Beach ambassadors provide information and tips to visitors

Not everyone on the beach this summer will be working on their tan and swimming in the lake.

Beach ambassadors Brittany Maukonen and Mike Saby were working at their information shelter Monday. Stefan Dugas is the other beach ambassador.

Not everyone on the beach this summer will be working on their tan and swimming in the lake. Sylvan Lake’s beach ambassadors will again be patrolling the area, offering information about the town to those who need it.

According to Joanne Gaudet, communications officer for the Town of Sylvan Lake, beach ambassadors are a benefit to both tourists and local businesses. Their main job is to provide visitors with any information of interest to them, including events and tourist-oriented businesses. Ambassadors are also trained in first aid, should it be needed, and are equipped with a walkie-talkie while on the job.

“They’re kind of playing the role of a visitor information booth on feet,” said Gaudet.

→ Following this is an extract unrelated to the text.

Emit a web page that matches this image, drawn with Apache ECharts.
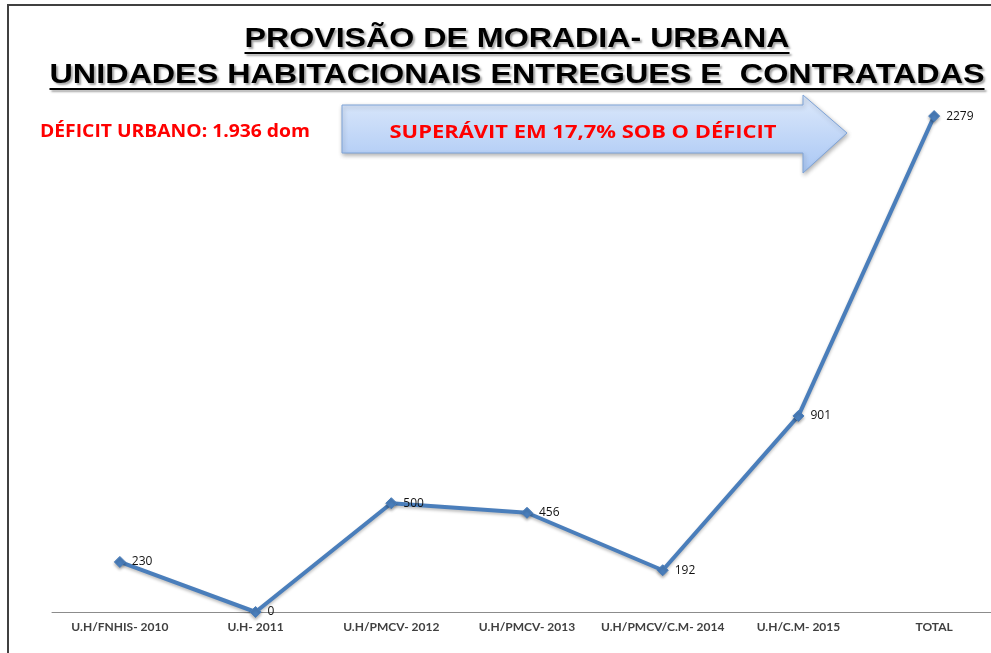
<!DOCTYPE html>
<html>
<head>
<meta charset="utf-8">
<script src="https://cdn.jsdelivr.net/npm/echarts@6/dist/echarts.min.js"></script>
<style>
  html, body { margin: 0; padding: 0; background: #fff; overflow: hidden; }
  #chart { width: 1002px; height: 653px; }
</style>
</head>
<body>
<div id="chart"></div>
<script>
// data
var categories = ['U.H/FNHIS- 2010', 'U.H- 2011', 'U.H/PMCV- 2012', 'U.H/PMCV- 2013', 'U.H/PMCV/C.M- 2014', 'U.H/C.M- 2015', 'TOTAL']
var unidades = [230, 0, 500, 456, 192, 901, 2279]
var titleLines = ['PROVISÃO DE MORADIA- URBANA', 'UNIDADES HABITACIONAIS ENTREGUES E  CONTRATADAS']
var deficitText = 'DÉFICIT URBANO: 1.936 dom'
var arrowText = 'SUPERÁVIT EM 17,7% SOB O DÉFICIT'

var titleFont = 'bold 28px "Liberation Sans", Arial, sans-serif'
var noteFont = 'bold 18px "Open Sans", Lato, sans-serif'
function textWidth (txt, font) {
  var ctx = document.createElement('canvas').getContext('2d')
  ctx.font = font
  return ctx.measureText(txt).width
}

// title: two underlined lines
var titleCenters = [[517, 39], [517, 75]]
var titleWidths = [545, 935]
var titleGraphics = []
titleLines.forEach(function (t, i) {
  var w = textWidth(t, titleFont)
  var sx = titleWidths[i] / w
  var cx = titleCenters[i][0]
  var cy = titleCenters[i][1]
  titleGraphics.push({
    type: 'text',
    x: cx,
    y: cy,
    scaleX: sx,
    style: {
      text: t,
      font: titleFont,
      fill: '#000',
      align: 'center',
      verticalAlign: 'middle',
      textShadowColor: 'rgba(0,0,0,0.35)',
      textShadowOffsetX: 2,
      textShadowOffsetY: 2,
      textShadowBlur: 2
    },
    z: 10
  })
  titleGraphics.push({
    type: 'rect',
    shape: { x: cx - titleWidths[i] / 2, y: cy + 13, width: titleWidths[i], height: 2 },
    style: { fill: '#000', shadowColor: 'rgba(0,0,0,0.35)', shadowOffsetX: 2, shadowOffsetY: 2, shadowBlur: 2 },
    z: 10
  })
})

var chartDom = document.getElementById('chart')
var myChart = echarts.init(chartDom)
var option = {
  backgroundColor: '#fff',
  animation: false,
  grid: {
    left: 52,
    right: 0,
    top: 68,
    bottom: 41
  },
  xAxis: {
    type: 'category',
    data: categories,
    boundaryGap: true,
    axisLine: { lineStyle: { color: '#8c8c8c', width: 1 } },
    axisTick: { show: false },
    axisLabel: {
      color: '#404040',
      fontSize: 12,
      fontWeight: 'bold',
      fontFamily: 'Lato, "Open Sans", sans-serif',
      margin: 9,
      interval: 0
    }
  },
  yAxis: {
    type: 'value',
    min: 0,
    max: 2500,
    show: false,
    splitLine: { show: false }
  },
  series: [
    {
      type: 'line',
      data: unidades,
      symbol: 'diamond',
      symbolSize: 11,
      lineStyle: {
        color: '#4a7ebb',
        width: 4,
        shadowColor: 'rgba(0,0,0,0.25)',
        shadowBlur: 3,
        shadowOffsetY: 2
      },
      itemStyle: {
        color: '#4a7ebb',
        borderColor: '#4a7ebb',
        shadowColor: 'rgba(0,0,0,0.3)',
        shadowBlur: 3,
        shadowOffsetY: 2
      },
      label: {
        show: true,
        position: 'right',
        distance: 6,
        color: '#111',
        fontSize: 12,
        fontFamily: '"Open Sans", Lato, sans-serif'
      },
      z: 3
    }
  ],
  graphic: titleGraphics.concat([
    // outer frame (top and left edges)
    {
      type: 'polyline',
      shape: { points: [[8, 660], [8, 5], [1010, 5]] },
      style: { stroke: '#404040', lineWidth: 2, fill: null },
      z: 20
    },
    {
      type: 'text',
      x: 40,
      y: 132,
      scaleX: 270 / textWidth(deficitText, noteFont),
      style: {
        text: deficitText,
        font: noteFont,
        fill: '#ff0000',
        verticalAlign: 'middle'
      }
    },
    {
      type: 'polygon',
      shape: {
        points: [[342, 105], [803, 105], [803, 95], [847, 133], [803, 173], [803, 153], [342, 153]]
      },
      style: {
        fill: new echarts.graphic.LinearGradient(0, 0, 0, 1, [
          { offset: 0, color: '#dde9fb' },
          { offset: 1, color: '#a9c7f4' }
        ]),
        stroke: '#7fa4d8',
        lineWidth: 1,
        shadowColor: 'rgba(0,0,0,0.3)',
        shadowBlur: 4,
        shadowOffsetX: 1,
        shadowOffsetY: 2
      },
      z: 5
    },
    {
      type: 'text',
      x: 583,
      y: 133,
      scaleX: 387 / textWidth(arrowText, noteFont),
      style: {
        text: arrowText,
        font: noteFont,
        fill: '#ff0000',
        align: 'center',
        verticalAlign: 'middle'
      },
      z: 6
    }
  ])
}

option && myChart.setOption(option)
</script>
</body>
</html>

While the ambassadors have a small shelter from which they provide information, the majority of their job is conducted on foot by patrolling the beach. They were told to look for people who might be lost, and had the opportunity to meet local business owners to gain information about them before they started foot patrol. Gaudet said all ambassadors are knowledgeable about accommodation, restaurants, and local happenings.

This is the second year the beach ambassadors have provided their service. Gaudet said that while the town already has a tourist office, the ambassadors were intended to be a more proactive way of informing visitors.

“I think it’s a very valuable program,” Gaudet said. She added that as a beachgoer, she would not want to leave the beach to find information. This is the best way of informing people who aren’t in touch with local media sources and who would not otherwise hear about events.

Gaudet said there are lots of opportunities for the beach ambassadors to promote local businesses, in addition to providing information to tourists.

The ambassadors are also in a good position to monitor public opinion about the town, based on the types of questions they receive. Last year, they were able to come up with ideas about improvements for different events and services in town. Gaudet said one area of confusion was the issue of dogs on the beach. Some people did not understand why no dogs were allowed, or didn’t know where they could go to be with their pet. Gaudet clarified that because the beach is part of a provincial park, the town can’t control its laws.

The only complaint the town received about the ambassadors last year was that they weren’t visible enough. They are wearing uniforms this year.

Last year, the ambassadors spent their entire shifts on the beach. If it was raining or there was construction, they weren’t busy enough, said Gaudet. This year, they will help coordinate events in town, and will help with parks and recreation maintenance duties in the case of inclement weather.

There are three beach ambassadors employed this year, all of whom are students at Red Deer College, said Gaudet. They include Mike Saby and Brittany Maukonen of Sylvan Lake and Stefan Dugas of Penhold.